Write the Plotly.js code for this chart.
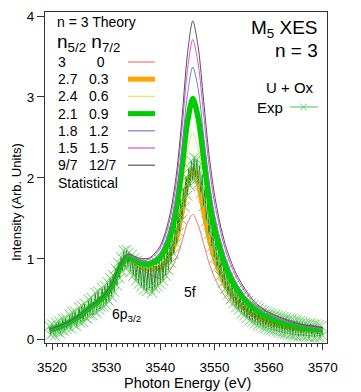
<!DOCTYPE html>
<html>
<head>
<meta charset="utf-8">
<script src="https://cdn.plot.ly/plotly-3.0.1.min.js"></script>
<style>
  html, body { margin: 0; padding: 0; background: #fff; }
  #grafica { width: 361px; height: 392px; }
</style>
</head>
<body>
<div id="grafica"></div>
<script>
// energías (eV) de las curvas teóricas
const energia = [3519.5, 3521, 3523, 3525, 3527, 3529, 3531,
  3532, 3533, 3534, 3535, 3536, 3537, 3538, 3539, 3540, 3541, 3542, 3543, 3544, 3545, 3546,
  3547, 3548, 3549, 3550, 3551, 3552, 3553, 3554,
  3556, 3558, 3560, 3562, 3564, 3566, 3568, 3570];

// n = 3 teoría, una curva por reparto n5/2 : n7/2
const teo30 = [.11, .14, .20, .28, .38, .48, .63,
  .79, .92, .99, .95, .89, .85, .81, .78, .76, .80, .88, 1.01, 1.21, 1.44, 1.55,
  1.42, 1.19, .95, .77, .64, .53, .45, .39,
  .29, .22, .18, .15, .12, .11, .09, .08];
const teo2703 = [.12, .14, .20, .28, .39, .49, .64,
  .80, .94, 1.00, .97, .92, .89, .87, .88, .89, .96, 1.07, 1.25, 1.56, 1.92, 2.10,
  1.93, 1.59, 1.26, 1.01, .83, .68, .57, .49,
  .36, .27, .21, .18, .15, .13, .11, .10];
const teo2406 = [.12, .15, .21, .29, .40, .49, .65,
  .81, .95, 1.02, .98, .94, .92, .91, .93, .96, 1.05, 1.20, 1.46, 1.85, 2.32, 2.56,
  2.35, 1.93, 1.52, 1.20, .98, .81, .67, .57,
  .41, .31, .25, .20, .17, .14, .13, .11];
const teo2109 = [.12, .15, .21, .29, .40, .50, .66,
  .82, .96, 1.03, 1.00, .96, .94, .94, .97, 1.02, 1.14, 1.33, 1.64, 2.12, 2.68, 2.98,
  2.74, 2.25, 1.75, 1.38, 1.13, .92, .76, .64,
  .47, .35, .28, .22, .19, .16, .14, .12];
const teo1812 = [.12, .15, .21, .29, .40, .51, .67,
  .83, .97, 1.04, 1.01, .98, .96, .97, 1.01, 1.08, 1.22, 1.45, 1.81, 2.37, 3.02, 3.37,
  3.10, 2.53, 1.97, 1.55, 1.26, 1.03, .85, .71,
  .51, .38, .30, .25, .21, .17, .15, .13];
const teo1515 = [.12, .15, .22, .30, .41, .51, .67,
  .84, .98, 1.05, 1.03, 1.00, .98, 1.00, 1.05, 1.13, 1.29, 1.55, 1.96, 2.59, 3.32, 3.71,
  3.41, 2.79, 2.16, 1.70, 1.38, 1.12, .93, .78,
  .56, .41, .33, .26, .22, .19, .16, .14];
const teoEstad = [.13, .16, .22, .30, .41, .51, .68,
  .84, .98, 1.06, 1.04, 1.01, 1.00, 1.01, 1.07, 1.16, 1.34, 1.62, 2.06, 2.73, 3.52, 3.94,
  3.62, 2.96, 2.29, 1.80, 1.45, 1.18, .98, .82,
  .59, .43, .34, .28, .23, .19, .17, .15];

// experimental U + Ox: empieza en 3519.5 eV, paso 0.25 eV
const expInicio = 3519.5;
const expPaso = 0.25;
const expIntensidad = [
  .17, .06, .19, .09, .05, .21, .10, .23,
  .08, .12, .26, .11, .27, .13, .16, .31,
  .14, .34, .19, .35, .17, .24, .40, .21,
  .42, .22, .45, .27, .26, .50, .30, .52,
  .30, .36, .58, .33, .60, .37, .41, .64,
  .41, .67, .43, .71, .48, .76, .53, .80,
  .59, .88, .67, .95, .76, 1.02, .84, 1.10,
  .89, 1.11, .90, 1.08, .84, 1.05, .79, 1.01,
  .73, .98, .69, .95, .66, .94, .62, .92,
  .60, .93, .63, .91, .58, .95, .64, .96,
  .66, 1.00, .69, 1.02, .73, 1.08, .79, 1.14,
  .86, 1.23, .95, 1.33, 1.06, 1.45, 1.19, 1.58,
  1.33, 1.73, 1.48, 1.87, 1.64, 2.01, 1.78, 2.12,
  1.90, 2.21, 1.97, 2.25, 2.00, 2.23, 1.93, 2.15,
  1.81, 2.04, 1.65, 1.87, 1.47, 1.70, 1.31, 1.53,
  1.15, 1.37, 1.01, 1.24, .90, 1.12, .79, 1.02,
  .70, .93, .63, .86, .56, .78, .50, .73,
  .45, .68, .40, .62, .37, .59, .32, .55,
  .30, .51, .27, .48, .24, .45, .22, .43,
  .20, .41, .18, .39, .17, .37, .15, .36,
  .14, .34, .13, .33, .12, .32, .11, .31,
  .10, .30, .09, .29, .08, .28, .07, .27,
  .07, .26, .06, .25, .05, .24, .05, .24,
  .04, .23, .05, .22, .04, .21, .04, .20,
  .03, .20, .04, .19, .03, .19, .04, .18,
  .03, .17, .05];

// etiquetas de la leyenda
const n52 = ["3", "2.7", "2.4", "2.1", "1.8", "1.5", "9/7"];
const n72 = ["0", "0.3", "0.6", "0.9", "1.2", "1.5", "12/7"];
const curvas = [teo30, teo2703, teo2406, teo2109, teo1812, teo1515, teoEstad];
const colores = ["#ff6f6f", "#ffa500", "#e6e66e", "#00cc00", "#7080c8", "#e050d0", "#555555"];
const grosores = [1, 5, 1, 5.5, 1, 1, 1];

const fuente = "Arial, 'Liberation Sans', sans-serif";
const W = 361, H = 392;
const M = { l: 45, r: 34, t: 12, b: 49 };
const px = x => (x - M.l) / (W - M.l - M.r);
const py = y => (H - M.b - y) / (H - M.t - M.b);

function linea(i) {
    return {
        x: energia,
        y: curvas[i],
        mode: "lines",
        line: { color: colores[i], width: grosores[i], shape: "spline", smoothing: 0.8 },
        showlegend: false,
        hoverinfo: "skip"
    };
}

const exp = {
    x0: expInicio,
    dx: expPaso,
    y: expIntensidad,
    mode: "lines+markers",
    line: { color: "#1f8a1f", width: 1 },
    marker: { symbol: "x-thin-open", size: 10, color: "#66cc66", line: { color: "#66cc66", width: 1 } },
    showlegend: false,
    hoverinfo: "skip"
};

// orden de dibujo: el experimento va sobre la naranja y bajo la verde
const trazas = [linea(0), linea(1), linea(2), exp, linea(3), linea(4), linea(5), linea(6)];

const anotaciones = [];
const formas = [];
function texto(t, x, y, size, anchor) {
    anotaciones.push({
        text: t, xref: "paper", yref: "paper", x: px(x), y: py(y),
        xanchor: anchor || "left", yanchor: "middle", showarrow: false,
        font: { family: fuente, size: size, color: "#000" }
    });
}

texto("n = 3 Theory", 55, 22, 14);
texto("n<sub>5/2</sub> n<sub>7/2</sub>", 55, 43, 19);
for (let i = 0; i < n52.length; i++) {
    const yy = 62 + i * 17.2;
    texto(n52[i], 56, yy, 14);
    texto(n72[i].length === 1 ? "\u00a0\u00a0" + n72[i] : n72[i], 87, yy, 14);
    formas.push({
        type: "line", xref: "paper", yref: "paper",
        x0: px(128), x1: px(155), y0: py(yy), y1: py(yy),
        line: { color: colores[i], width: grosores[i] === 1 ? 1.2 : 5 }
    });
}
texto("Statistical", 56, 183, 14);

texto("M<sub>5</sub> XES", 320, 29, 19, "right");
texto("n = 3", 320, 50, 19, "right");
texto("U + Ox", 316, 88, 15, "right");
texto("Exp", 285, 107, 15, "right");
formas.push({ type: "line", xref: "paper", yref: "paper",
    x0: px(290), x1: px(318), y0: py(107), y1: py(107), line: { color: "#66cc66", width: 1.2 } });
formas.push({ type: "line", xref: "paper", yref: "paper",
    x0: px(300), x1: px(307), y0: py(103.5), y1: py(110.5), line: { color: "#66cc66", width: 1 } });
formas.push({ type: "line", xref: "paper", yref: "paper",
    x0: px(300), x1: px(307), y0: py(110.5), y1: py(103.5), line: { color: "#66cc66", width: 1 } });

// etiquetas de los picos
anotaciones.push({ text: "6p<sub>3/2</sub>", x: 3533.8, y: 0.31, xref: "x", yref: "y",
    showarrow: false, font: { family: fuente, size: 14, color: "#000" } });
anotaciones.push({ text: "5f", x: 3545.4, y: 0.59, xref: "x", yref: "y",
    showarrow: false, font: { family: fuente, size: 14, color: "#000" } });

// títulos de los ejes como anotaciones (posición fija)
texto("Photon Energy (eV)", 187, 383, 14.5, "center");
anotaciones.push({ text: "Intensity (Arb. Units)", xref: "paper", yref: "paper",
    x: px(16), y: py(202), textangle: -90, showarrow: false,
    xanchor: "center", yanchor: "middle",
    font: { family: fuente, size: 13, color: "#000" } });

const layout = {
    width: W, height: H,
    margin: M,
    paper_bgcolor: "white",
    plot_bgcolor: "white",
    font: { family: fuente, size: 13.5, color: "#000" },
    showlegend: false,
    xaxis: {
        range: [3518.7, 3570.8],
        tickvals: [3520, 3530, 3540, 3550, 3560, 3570],
        ticks: "outside", ticklen: 6, tickcolor: "#333",
        ticklabelstandoff: 6,
        minor: { dtick: 1, ticks: "outside", ticklen: 3, tickcolor: "#333" },
        showline: true, linecolor: "#333", mirror: true,
        showgrid: false, zeroline: false,
        tickfont: { family: fuente, size: 13.5 }
    },
    yaxis: {
        range: [-0.04, 4.05],
        tickvals: [0, 1, 2, 3, 4],
        ticks: "outside", ticklen: 7, tickcolor: "#333",
        showline: true, linecolor: "#333", mirror: true,
        showgrid: false, zeroline: false,
        tickfont: { family: fuente, size: 13.5 }
    },
    annotations: anotaciones,
    shapes: formas
};

Plotly.newPlot("grafica", trazas, layout, { staticPlot: true });
</script>
</body>
</html>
● ● ●
◆ **WORK TO BE COMPLETED**: Every line from the top of the material above through the line with "3556, 3558, 3560, 3562, 3564, 3566, 3568, 3570];" should be duplicated exactly, please; leave out the pictures.

◆ **ANSWER TO THIS EXERCISE**:
Write the Plotly.js code for this chart.
<!DOCTYPE html>
<html>
<head>
<meta charset="utf-8">
<script src="https://cdn.plot.ly/plotly-3.0.1.min.js"></script>
<style>
  html, body { margin: 0; padding: 0; background: #fff; }
  #grafica { width: 361px; height: 392px; }
</style>
</head>
<body>
<div id="grafica"></div>
<script>
// energías (eV) de las curvas teóricas
const energia = [3519.5, 3521, 3523, 3525, 3527, 3529, 3531,
  3532, 3533, 3534, 3535, 3536, 3537, 3538, 3539, 3540, 3541, 3542, 3543, 3544, 3545, 3546,
  3547, 3548, 3549, 3550, 3551, 3552, 3553, 3554,
  3556, 3558, 3560, 3562, 3564, 3566, 3568, 3570];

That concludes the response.